>> start Data provided

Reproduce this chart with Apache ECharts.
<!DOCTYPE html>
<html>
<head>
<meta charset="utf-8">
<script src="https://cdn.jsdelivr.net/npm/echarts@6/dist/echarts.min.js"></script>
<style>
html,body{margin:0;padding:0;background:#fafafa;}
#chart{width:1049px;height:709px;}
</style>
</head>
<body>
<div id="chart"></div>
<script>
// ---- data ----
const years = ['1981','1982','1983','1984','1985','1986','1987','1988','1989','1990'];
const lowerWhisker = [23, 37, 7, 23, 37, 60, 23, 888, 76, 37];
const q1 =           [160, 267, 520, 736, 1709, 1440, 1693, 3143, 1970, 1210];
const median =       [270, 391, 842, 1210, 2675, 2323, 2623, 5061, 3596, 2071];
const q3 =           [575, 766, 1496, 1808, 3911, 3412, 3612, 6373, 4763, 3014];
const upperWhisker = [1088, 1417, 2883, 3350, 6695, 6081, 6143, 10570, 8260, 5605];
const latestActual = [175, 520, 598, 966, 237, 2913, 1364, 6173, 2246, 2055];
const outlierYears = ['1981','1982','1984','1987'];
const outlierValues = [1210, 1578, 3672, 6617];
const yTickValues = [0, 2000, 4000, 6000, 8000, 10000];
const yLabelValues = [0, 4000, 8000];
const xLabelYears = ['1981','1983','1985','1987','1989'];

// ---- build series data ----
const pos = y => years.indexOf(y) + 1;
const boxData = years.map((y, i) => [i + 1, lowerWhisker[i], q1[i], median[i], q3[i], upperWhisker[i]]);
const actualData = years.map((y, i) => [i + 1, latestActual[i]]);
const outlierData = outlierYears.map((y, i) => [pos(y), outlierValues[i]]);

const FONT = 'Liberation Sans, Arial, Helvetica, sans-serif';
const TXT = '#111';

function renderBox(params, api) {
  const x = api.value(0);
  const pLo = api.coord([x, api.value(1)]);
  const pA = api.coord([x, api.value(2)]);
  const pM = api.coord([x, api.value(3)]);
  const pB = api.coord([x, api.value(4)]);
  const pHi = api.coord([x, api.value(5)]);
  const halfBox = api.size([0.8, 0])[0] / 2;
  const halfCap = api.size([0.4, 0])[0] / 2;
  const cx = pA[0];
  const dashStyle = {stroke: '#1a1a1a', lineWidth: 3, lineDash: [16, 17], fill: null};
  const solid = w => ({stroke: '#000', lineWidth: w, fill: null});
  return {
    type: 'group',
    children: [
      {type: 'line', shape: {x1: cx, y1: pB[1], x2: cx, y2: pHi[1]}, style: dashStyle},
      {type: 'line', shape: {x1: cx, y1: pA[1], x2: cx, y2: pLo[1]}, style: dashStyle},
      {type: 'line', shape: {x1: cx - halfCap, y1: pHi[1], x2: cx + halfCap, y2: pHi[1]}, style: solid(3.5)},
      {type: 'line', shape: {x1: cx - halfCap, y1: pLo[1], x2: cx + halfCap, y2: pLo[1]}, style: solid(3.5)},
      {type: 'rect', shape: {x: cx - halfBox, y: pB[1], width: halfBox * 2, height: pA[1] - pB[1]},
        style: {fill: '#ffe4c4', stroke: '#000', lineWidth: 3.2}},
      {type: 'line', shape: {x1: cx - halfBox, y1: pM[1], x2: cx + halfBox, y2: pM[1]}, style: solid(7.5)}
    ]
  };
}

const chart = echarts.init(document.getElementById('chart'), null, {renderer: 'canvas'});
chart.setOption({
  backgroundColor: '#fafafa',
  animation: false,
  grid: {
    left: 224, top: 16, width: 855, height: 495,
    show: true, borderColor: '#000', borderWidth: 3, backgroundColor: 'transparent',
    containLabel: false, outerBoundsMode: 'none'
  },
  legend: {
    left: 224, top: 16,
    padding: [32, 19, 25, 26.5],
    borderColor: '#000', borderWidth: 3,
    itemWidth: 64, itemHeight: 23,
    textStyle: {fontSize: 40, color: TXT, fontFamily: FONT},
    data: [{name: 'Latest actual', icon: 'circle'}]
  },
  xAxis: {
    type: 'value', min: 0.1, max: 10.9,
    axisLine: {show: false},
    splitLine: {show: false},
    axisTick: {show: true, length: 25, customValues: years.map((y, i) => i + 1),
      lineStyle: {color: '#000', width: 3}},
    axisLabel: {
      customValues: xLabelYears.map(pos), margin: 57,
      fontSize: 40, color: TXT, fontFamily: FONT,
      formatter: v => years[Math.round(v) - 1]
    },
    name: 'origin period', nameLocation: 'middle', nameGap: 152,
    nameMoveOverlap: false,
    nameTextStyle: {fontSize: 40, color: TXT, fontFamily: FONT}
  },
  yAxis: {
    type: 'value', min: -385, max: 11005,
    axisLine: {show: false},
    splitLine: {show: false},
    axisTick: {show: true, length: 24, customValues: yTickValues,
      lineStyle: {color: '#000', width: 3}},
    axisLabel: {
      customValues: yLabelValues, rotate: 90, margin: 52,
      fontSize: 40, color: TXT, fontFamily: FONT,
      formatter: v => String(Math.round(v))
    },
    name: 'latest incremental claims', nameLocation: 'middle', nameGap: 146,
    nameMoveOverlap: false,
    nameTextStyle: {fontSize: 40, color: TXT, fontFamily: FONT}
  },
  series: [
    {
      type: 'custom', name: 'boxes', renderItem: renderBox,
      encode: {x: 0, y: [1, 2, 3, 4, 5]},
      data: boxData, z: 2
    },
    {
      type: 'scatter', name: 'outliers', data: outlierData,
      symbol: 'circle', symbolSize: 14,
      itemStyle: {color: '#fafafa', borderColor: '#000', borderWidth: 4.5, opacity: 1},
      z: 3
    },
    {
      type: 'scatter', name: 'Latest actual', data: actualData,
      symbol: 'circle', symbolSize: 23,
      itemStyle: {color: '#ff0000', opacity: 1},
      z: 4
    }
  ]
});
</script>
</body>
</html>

>> end Data provided

Return exactly the lines that run from the top of the listing above to the line containing "const TXT = '#111';", please, keeping both end lines and leaving out everything else.

» Task answer
Reproduce this chart with Apache ECharts.
<!DOCTYPE html>
<html>
<head>
<meta charset="utf-8">
<script src="https://cdn.jsdelivr.net/npm/echarts@6/dist/echarts.min.js"></script>
<style>
html,body{margin:0;padding:0;background:#fafafa;}
#chart{width:1049px;height:709px;}
</style>
</head>
<body>
<div id="chart"></div>
<script>
// ---- data ----
const years = ['1981','1982','1983','1984','1985','1986','1987','1988','1989','1990'];
const lowerWhisker = [23, 37, 7, 23, 37, 60, 23, 888, 76, 37];
const q1 =           [160, 267, 520, 736, 1709, 1440, 1693, 3143, 1970, 1210];
const median =       [270, 391, 842, 1210, 2675, 2323, 2623, 5061, 3596, 2071];
const q3 =           [575, 766, 1496, 1808, 3911, 3412, 3612, 6373, 4763, 3014];
const upperWhisker = [1088, 1417, 2883, 3350, 6695, 6081, 6143, 10570, 8260, 5605];
const latestActual = [175, 520, 598, 966, 237, 2913, 1364, 6173, 2246, 2055];
const outlierYears = ['1981','1982','1984','1987'];
const outlierValues = [1210, 1578, 3672, 6617];
const yTickValues = [0, 2000, 4000, 6000, 8000, 10000];
const yLabelValues = [0, 4000, 8000];
const xLabelYears = ['1981','1983','1985','1987','1989'];

// ---- build series data ----
const pos = y => years.indexOf(y) + 1;
const boxData = years.map((y, i) => [i + 1, lowerWhisker[i], q1[i], median[i], q3[i], upperWhisker[i]]);
const actualData = years.map((y, i) => [i + 1, latestActual[i]]);
const outlierData = outlierYears.map((y, i) => [pos(y), outlierValues[i]]);

const FONT = 'Liberation Sans, Arial, Helvetica, sans-serif';
const TXT = '#111';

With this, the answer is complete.